- WHAT IS EXPECTED:
Please transcribe the data that follows without the pictures, keeping every word the same.

- DATASET CONTENT:
— START —

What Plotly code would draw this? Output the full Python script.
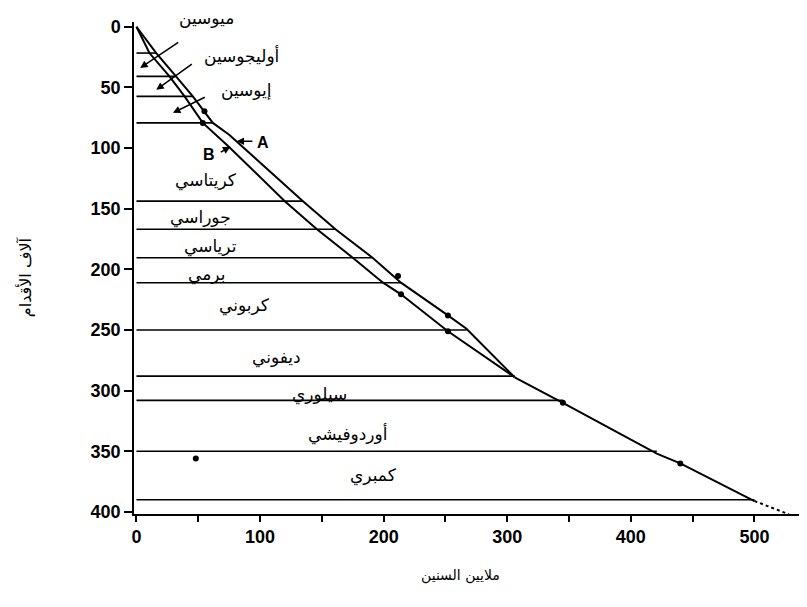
import plotly.graph_objects as go

# ---- data (age in million years, depth in thousand feet) ----
curve_a_age = [0, 16, 32, 45.6, 61.8, 75, 134.7, 161, 191, 214, 252, 267, 306]
curve_a_depth = [0, 21.7, 40.9, 57.4, 79.3, 89, 143.8, 167, 190.4, 211, 238, 249, 289]

curve_b_age = [0, 10.5, 26.7, 38.9, 53.7, 74.3, 120, 146, 175, 199.5, 214, 252, 306]
curve_b_depth = [0, 21.7, 40.9, 57.4, 79.3, 98.5, 143.8, 167, 190.4, 211, 220.6, 251, 289]

common_age = [306, 345, 421, 440, 500]
common_depth = [289, 310, 352, 360, 391]

dashed_age = [500, 528]
dashed_depth = [391, 402]

boundary_depth = [21.7, 40.9, 57.4, 79.3, 143.8, 167, 190.4, 211, 250, 288, 308, 350, 390]
boundary_end_age = [16, 32, 45.6, 61.8, 134.7, 161, 191, 214, 267, 306, 345, 421, 500]

dot_age = [55, 211.6, 252, 53.7, 214, 252, 345, 440, 48]
dot_depth = [69.7, 205.5, 238, 79.3, 220.6, 251, 310, 360, 356]

period_names = ["كريتاسي", "جوراسي", "ترياسي", "برمي", "كربوني",
                "ديفوني", "سيلوري", "أوردوفيشي", "كمبري"]
period_label_age = [56, 52, 60, 57, 87, 113, 148, 171, 192]
period_label_depth = [127, 157.5, 181, 204, 230, 272.5, 303, 336, 370]

epoch_names = ["ميوسين", "أوليجوسين", "إيوسين"]
epoch_label_age = [57, 85, 89]
epoch_label_depth = [-3.5, 24, 52]
epoch_tail_age = [35, 46, 56.5]
epoch_tail_depth = [12, 30, 57.5]
epoch_tip_age = [3, 16, 29.5]
epoch_tip_depth = [34, 52, 71]

x_ticks = [0, 50, 100, 150, 200, 250, 300, 350, 400, 450, 500]
x_ticktext = ["0", "", "100", "", "200", "", "300", "", "400", "", "500"]
y_ticks = [0, 50, 100, 150, 200, 250, 300, 350, 400]

x_title = "ملايين السنين"
y_title = "آلاف الأقدام"

ARABIC = "DejaVu Sans"
LATIN = "Liberation Sans"

fig = go.Figure()

# period boundary lines
hx, hy = [], []
for d, e in zip(boundary_depth, boundary_end_age):
    hx += [0, e, None]
    hy += [d, d, None]
fig.add_trace(go.Scatter(x=hx, y=hy, mode="lines",
                         line=dict(color="black", width=1.6), hoverinfo="skip"))

# curves
fig.add_trace(go.Scatter(x=curve_a_age, y=curve_a_depth, mode="lines",
                         line=dict(color="black", width=2)))
fig.add_trace(go.Scatter(x=curve_b_age, y=curve_b_depth, mode="lines",
                         line=dict(color="black", width=2)))
fig.add_trace(go.Scatter(x=common_age, y=common_depth, mode="lines",
                         line=dict(color="black", width=2)))
fig.add_trace(go.Scatter(x=dashed_age, y=dashed_depth, mode="lines",
                         line=dict(color="black", width=2, dash="dot")))
fig.add_trace(go.Scatter(x=dot_age, y=dot_depth, mode="markers",
                         marker=dict(color="black", size=6)))

ann = []
for n, x, y in zip(period_names, period_label_age, period_label_depth):
    ann.append(dict(x=x, y=y, xref="x", yref="y", text=n, showarrow=False,
                    font=dict(family=ARABIC, size=17, color="black")))
for i, (n, x, y) in enumerate(zip(epoch_names, epoch_label_age, epoch_label_depth)):
    ann.append(dict(x=x, y=y, xref="x", yref="y", text=n, showarrow=False,
                    yshift=4 if i == 0 else 0,
                    font=dict(family=ARABIC, size=17, color="black")))
for tx, ty, ex, ey in zip(epoch_tail_age, epoch_tail_depth, epoch_tip_age, epoch_tip_depth):
    ann.append(dict(x=ex, y=ey, ax=tx, ay=ty, xref="x", yref="y", axref="x", ayref="y",
                    text="", showarrow=True, arrowhead=2, arrowsize=1, arrowwidth=1.5,
                    arrowcolor="black"))

# A and B labels with pointers
ann.append(dict(x=102.5, y=95.5, xref="x", yref="y", text="<b>A</b>", showarrow=False,
                font=dict(family=LATIN, size=16, color="black")))
ann.append(dict(x=81, y=94.5, ax=95, ay=94.5, xref="x", yref="y", axref="x", ayref="y",
                text="", showarrow=True, arrowhead=2, arrowwidth=1.5, arrowcolor="black"))
ann.append(dict(x=59, y=105, xref="x", yref="y", text="<b>B</b>", showarrow=False,
                font=dict(family=LATIN, size=16, color="black")))
ann.append(dict(x=76, y=99, ax=67, ay=104, xref="x", yref="y", axref="x", ayref="y",
                text="", showarrow=True, arrowhead=2, arrowwidth=1.5, arrowcolor="black"))

# axis titles
ann.append(dict(x=0.486, y=-0.125, xref="paper", yref="paper", text=x_title, showarrow=False,
                xanchor="center", yanchor="middle",
                font=dict(family=ARABIC, size=14, color="black")))
ann.append(dict(x=-0.162, y=0.482, xref="paper", yref="paper", text=y_title, showarrow=False,
                xanchor="center", yanchor="middle",
                textangle=-90, font=dict(family=ARABIC, size=16, color="black")))

fig.update_layout(
    width=799, height=599,
    margin=dict(l=126, r=2, t=14, b=93),
    paper_bgcolor="white", plot_bgcolor="white",
    showlegend=False,
    annotations=ann,
    xaxis=dict(range=[-2, 540.9], tickvals=x_ticks, ticktext=x_ticktext,
               showline=True, linecolor="black", linewidth=1.5,
               ticks="outside", ticklen=6, tickwidth=1.5, tickcolor="black",
               showgrid=False, zeroline=False,
               tickfont=dict(family=LATIN, size=18, color="black", weight="bold")),
    yaxis=dict(range=[401.7, -3.9], tickvals=y_ticks,
               showline=True, linecolor="black", linewidth=1.5,
               ticks="outside", ticklen=8, tickwidth=1.5, tickcolor="black",
               showgrid=False, zeroline=False,
               tickfont=dict(family=LATIN, size=18, color="black", weight="bold")),
)

fig.write_html("out.html")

— END —

- RESPONSE:
What Plotly code would draw this? Output the full Python script.
import plotly.graph_objects as go

# ---- data (age in million years, depth in thousand feet) ----
curve_a_age = [0, 16, 32, 45.6, 61.8, 75, 134.7, 161, 191, 214, 252, 267, 306]
curve_a_depth = [0, 21.7, 40.9, 57.4, 79.3, 89, 143.8, 167, 190.4, 211, 238, 249, 289]

curve_b_age = [0, 10.5, 26.7, 38.9, 53.7, 74.3, 120, 146, 175, 199.5, 214, 252, 306]
curve_b_depth = [0, 21.7, 40.9, 57.4, 79.3, 98.5, 143.8, 167, 190.4, 211, 220.6, 251, 289]

common_age = [306, 345, 421, 440, 500]
common_depth = [289, 310, 352, 360, 391]

dashed_age = [500, 528]
dashed_depth = [391, 402]

boundary_depth = [21.7, 40.9, 57.4, 79.3, 143.8, 167, 190.4, 211, 250, 288, 308, 350, 390]
boundary_end_age = [16, 32, 45.6, 61.8, 134.7, 161, 191, 214, 267, 306, 345, 421, 500]

dot_age = [55, 211.6, 252, 53.7, 214, 252, 345, 440, 48]
dot_depth = [69.7, 205.5, 238, 79.3, 220.6, 251, 310, 360, 356]

period_names = ["كريتاسي", "جوراسي", "ترياسي", "برمي", "كربوني",
                "ديفوني", "سيلوري", "أوردوفيشي", "كمبري"]
period_label_age = [56, 52, 60, 57, 87, 113, 148, 171, 192]
period_label_depth = [127, 157.5, 181, 204, 230, 272.5, 303, 336, 370]

epoch_names = ["ميوسين", "أوليجوسين", "إيوسين"]
epoch_label_age = [57, 85, 89]
epoch_label_depth = [-3.5, 24, 52]
epoch_tail_age = [35, 46, 56.5]
epoch_tail_depth = [12, 30, 57.5]
epoch_tip_age = [3, 16, 29.5]
epoch_tip_depth = [34, 52, 71]

x_ticks = [0, 50, 100, 150, 200, 250, 300, 350, 400, 450, 500]
x_ticktext = ["0", "", "100", "", "200", "", "300", "", "400", "", "500"]
y_ticks = [0, 50, 100, 150, 200, 250, 300, 350, 400]

x_title = "ملايين السنين"
y_title = "آلاف الأقدام"

ARABIC = "DejaVu Sans"
LATIN = "Liberation Sans"

fig = go.Figure()

# period boundary lines
hx, hy = [], []
for d, e in zip(boundary_depth, boundary_end_age):
    hx += [0, e, None]
    hy += [d, d, None]
fig.add_trace(go.Scatter(x=hx, y=hy, mode="lines",
                         line=dict(color="black", width=1.6), hoverinfo="skip"))

# curves
fig.add_trace(go.Scatter(x=curve_a_age, y=curve_a_depth, mode="lines",
                         line=dict(color="black", width=2)))
fig.add_trace(go.Scatter(x=curve_b_age, y=curve_b_depth, mode="lines",
                         line=dict(color="black", width=2)))
fig.add_trace(go.Scatter(x=common_age, y=common_depth, mode="lines",
                         line=dict(color="black", width=2)))
fig.add_trace(go.Scatter(x=dashed_age, y=dashed_depth, mode="lines",
                         line=dict(color="black", width=2, dash="dot")))
fig.add_trace(go.Scatter(x=dot_age, y=dot_depth, mode="markers",
                         marker=dict(color="black", size=6)))

ann = []
for n, x, y in zip(period_names, period_label_age, period_label_depth):
    ann.append(dict(x=x, y=y, xref="x", yref="y", text=n, showarrow=False,
                    font=dict(family=ARABIC, size=17, color="black")))
for i, (n, x, y) in enumerate(zip(epoch_names, epoch_label_age, epoch_label_depth)):
    ann.append(dict(x=x, y=y, xref="x", yref="y", text=n, showarrow=False,
                    yshift=4 if i == 0 else 0,
                    font=dict(family=ARABIC, size=17, color="black")))
for tx, ty, ex, ey in zip(epoch_tail_age, epoch_tail_depth, epoch_tip_age, epoch_tip_depth):
    ann.append(dict(x=ex, y=ey, ax=tx, ay=ty, xref="x", yref="y", axref="x", ayref="y",
                    text="", showarrow=True, arrowhead=2, arrowsize=1, arrowwidth=1.5,
                    arrowcolor="black"))

# A and B labels with pointers
ann.append(dict(x=102.5, y=95.5, xref="x", yref="y", text="<b>A</b>", showarrow=False,
                font=dict(family=LATIN, size=16, color="black")))
ann.append(dict(x=81, y=94.5, ax=95, ay=94.5, xref="x", yref="y", axref="x", ayref="y",
                text="", showarrow=True, arrowhead=2, arrowwidth=1.5, arrowcolor="black"))
ann.append(dict(x=59, y=105, xref="x", yref="y", text="<b>B</b>", showarrow=False,
                font=dict(family=LATIN, size=16, color="black")))
ann.append(dict(x=76, y=99, ax=67, ay=104, xref="x", yref="y", axref="x", ayref="y",
                text="", showarrow=True, arrowhead=2, arrowwidth=1.5, arrowcolor="black"))

# axis titles
ann.append(dict(x=0.486, y=-0.125, xref="paper", yref="paper", text=x_title, showarrow=False,
                xanchor="center", yanchor="middle",
                font=dict(family=ARABIC, size=14, color="black")))
ann.append(dict(x=-0.162, y=0.482, xref="paper", yref="paper", text=y_title, showarrow=False,
                xanchor="center", yanchor="middle",
                textangle=-90, font=dict(family=ARABIC, size=16, color="black")))

fig.update_layout(
    width=799, height=599,
    margin=dict(l=126, r=2, t=14, b=93),
    paper_bgcolor="white", plot_bgcolor="white",
    showlegend=False,
    annotations=ann,
    xaxis=dict(range=[-2, 540.9], tickvals=x_ticks, ticktext=x_ticktext,
               showline=True, linecolor="black", linewidth=1.5,
               ticks="outside", ticklen=6, tickwidth=1.5, tickcolor="black",
               showgrid=False, zeroline=False,
               tickfont=dict(family=LATIN, size=18, color="black", weight="bold")),
    yaxis=dict(range=[401.7, -3.9], tickvals=y_ticks,
               showline=True, linecolor="black", linewidth=1.5,
               ticks="outside", ticklen=8, tickwidth=1.5, tickcolor="black",
               showgrid=False, zeroline=False,
               tickfont=dict(family=LATIN, size=18, color="black", weight="bold")),
)

fig.write_html("out.html")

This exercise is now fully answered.